Exercise details
Set down, exactly as written, only the lines starting with the one that holds "Rebuild this diagram" and ending with the one that holds "(ttlB) at (11.70,7.69)".

Extracted records
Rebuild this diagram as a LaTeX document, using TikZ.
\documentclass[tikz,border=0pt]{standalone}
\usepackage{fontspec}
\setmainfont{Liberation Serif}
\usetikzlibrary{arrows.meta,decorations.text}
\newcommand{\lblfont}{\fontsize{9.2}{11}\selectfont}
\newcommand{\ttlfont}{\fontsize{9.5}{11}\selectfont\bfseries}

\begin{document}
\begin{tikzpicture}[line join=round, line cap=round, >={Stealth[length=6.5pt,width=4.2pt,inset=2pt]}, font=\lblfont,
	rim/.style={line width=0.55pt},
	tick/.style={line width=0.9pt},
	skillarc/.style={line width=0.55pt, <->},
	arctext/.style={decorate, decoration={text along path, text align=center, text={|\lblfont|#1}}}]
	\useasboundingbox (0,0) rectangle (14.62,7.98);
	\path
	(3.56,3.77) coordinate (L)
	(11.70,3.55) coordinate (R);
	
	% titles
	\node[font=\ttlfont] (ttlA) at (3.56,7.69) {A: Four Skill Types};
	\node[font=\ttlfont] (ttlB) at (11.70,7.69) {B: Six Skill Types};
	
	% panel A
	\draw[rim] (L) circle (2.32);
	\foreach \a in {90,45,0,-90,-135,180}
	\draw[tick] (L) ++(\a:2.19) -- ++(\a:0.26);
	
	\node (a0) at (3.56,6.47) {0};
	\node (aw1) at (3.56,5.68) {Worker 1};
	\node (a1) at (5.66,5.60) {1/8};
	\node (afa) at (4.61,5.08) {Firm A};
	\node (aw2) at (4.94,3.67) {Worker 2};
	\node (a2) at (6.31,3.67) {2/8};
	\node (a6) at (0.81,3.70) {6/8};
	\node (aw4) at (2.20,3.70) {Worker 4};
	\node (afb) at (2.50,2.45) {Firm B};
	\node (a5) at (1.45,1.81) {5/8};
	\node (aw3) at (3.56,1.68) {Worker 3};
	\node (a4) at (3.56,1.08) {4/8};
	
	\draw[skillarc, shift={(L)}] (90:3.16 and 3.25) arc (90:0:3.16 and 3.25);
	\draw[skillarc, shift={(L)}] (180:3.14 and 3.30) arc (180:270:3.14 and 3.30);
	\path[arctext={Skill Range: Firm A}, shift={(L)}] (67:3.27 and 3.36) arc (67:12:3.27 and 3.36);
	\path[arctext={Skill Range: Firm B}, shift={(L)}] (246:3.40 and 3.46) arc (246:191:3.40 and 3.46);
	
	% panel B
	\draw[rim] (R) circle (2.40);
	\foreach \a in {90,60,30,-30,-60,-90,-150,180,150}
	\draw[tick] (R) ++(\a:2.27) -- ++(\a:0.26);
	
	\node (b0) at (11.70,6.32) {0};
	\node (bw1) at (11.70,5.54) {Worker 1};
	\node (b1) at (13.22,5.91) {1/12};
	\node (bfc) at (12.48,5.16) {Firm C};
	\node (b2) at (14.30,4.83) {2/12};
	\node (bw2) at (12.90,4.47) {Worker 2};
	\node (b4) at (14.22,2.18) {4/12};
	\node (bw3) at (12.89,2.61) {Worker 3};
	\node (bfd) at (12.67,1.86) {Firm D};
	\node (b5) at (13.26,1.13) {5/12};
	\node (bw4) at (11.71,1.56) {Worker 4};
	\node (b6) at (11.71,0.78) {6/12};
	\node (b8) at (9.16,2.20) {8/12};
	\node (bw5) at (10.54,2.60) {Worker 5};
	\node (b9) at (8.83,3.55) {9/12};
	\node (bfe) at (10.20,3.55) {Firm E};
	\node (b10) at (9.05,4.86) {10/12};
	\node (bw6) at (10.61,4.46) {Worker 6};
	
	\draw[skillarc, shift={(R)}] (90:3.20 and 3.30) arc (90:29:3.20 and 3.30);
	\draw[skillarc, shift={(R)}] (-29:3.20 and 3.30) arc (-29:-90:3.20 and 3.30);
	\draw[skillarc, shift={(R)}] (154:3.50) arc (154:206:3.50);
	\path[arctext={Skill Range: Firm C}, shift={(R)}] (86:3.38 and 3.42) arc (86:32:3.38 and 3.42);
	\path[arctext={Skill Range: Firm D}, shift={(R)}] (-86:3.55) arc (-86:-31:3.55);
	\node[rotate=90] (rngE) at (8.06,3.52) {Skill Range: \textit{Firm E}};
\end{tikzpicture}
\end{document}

--

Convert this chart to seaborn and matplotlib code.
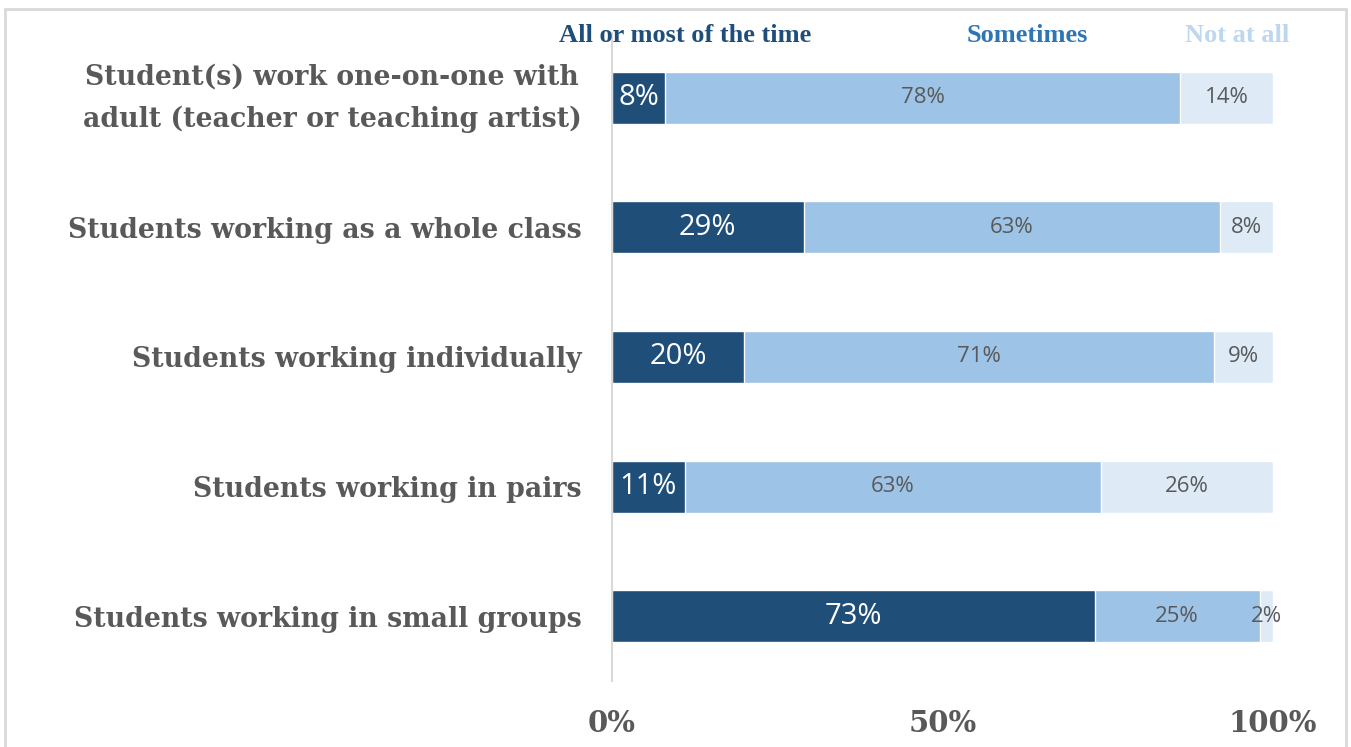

Solved exercise
Rebuild this diagram as a LaTeX document, using TikZ.
\documentclass[tikz,border=0pt]{standalone}
\usepackage{fontspec}
\setmainfont{Liberation Serif}
\usetikzlibrary{arrows.meta,decorations.text}
\newcommand{\lblfont}{\fontsize{9.2}{11}\selectfont}
\newcommand{\ttlfont}{\fontsize{9.5}{11}\selectfont\bfseries}

\begin{document}
\begin{tikzpicture}[line join=round, line cap=round, >={Stealth[length=6.5pt,width=4.2pt,inset=2pt]}, font=\lblfont,
	rim/.style={line width=0.55pt},
	tick/.style={line width=0.9pt},
	skillarc/.style={line width=0.55pt, <->},
	arctext/.style={decorate, decoration={text along path, text align=center, text={|\lblfont|#1}}}]
	\useasboundingbox (0,0) rectangle (14.62,7.98);
	\path
	(3.56,3.77) coordinate (L)
	(11.70,3.55) coordinate (R);
	
	% titles
	\node[font=\ttlfont] (ttlA) at (3.56,7.69) {A: Four Skill Types};
	\node[font=\ttlfont] (ttlB) at (11.70,7.69) {B: Six Skill Types};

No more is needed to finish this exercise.